Jay responded to this question, and gave honest and compassionate responses to many others as well, in a TED Conversation earlier this week.  She wrote in response to Chung’s challenge, “I actually disagree. Research shows that people in all income brackets get new jobs through weak ties; that’s good advice for everyone. Both gay and straight adults do want marriages/partners/families; in fact, that’s what marriage equality is all about. And the concept of identity capital can be liberating for those who can’t afford college or who don’t do well in school; one good piece of identity capital or one lead from a weak tie can trump someone with a 4.0 from an Ivy who doesn’t know how to get in the game.”

What’s certain is this: For twentysomethings and former-twentysomethings alike, the questions touched on in the talk are worth discussing. The surrounding conversation has been incredibly genuine and mature, and in Jay’s opinion, this is hardly by-the-by.

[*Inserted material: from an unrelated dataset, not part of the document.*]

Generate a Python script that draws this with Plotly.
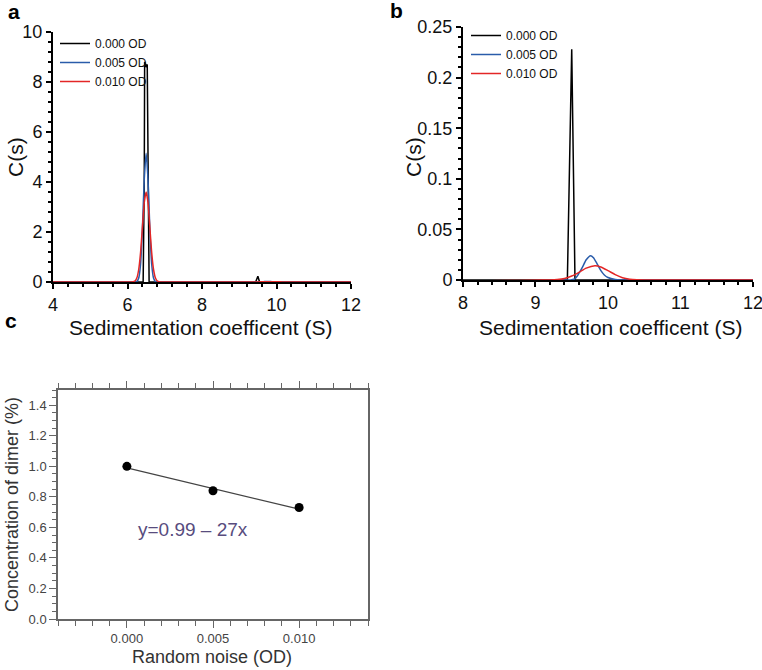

“People underestimate how interested twentysomethings are in the topic. Part of the cultural myth is that they don’t care,” says Jay, defending this generation that often gets a bad rep. “It isn’t just parents emailing me their thoughts, it’s twentysomethings themselves.”

In spite of the discomfort and uncertainty that the talk raised for some viewers, it seems to be truly forcing self-examination – an important step towards living with intent. And one of the beautiful things about these reactions is how they’ll change over time. TEDx Post-event Coordinator Tahlia Hein says that her thoughts on the topic have changed in a span of four short years.

“If you had asked me at 23 what I thought, I’d have probably said that she had no real appreciation for being young. I would have said that those freeing experiences are an invaluable part of what it means to be young,” she says. “Now [at 27], I think I was half right: They are invaluable, but there is no such thing as the mythical ‘young.’ There’s just life.”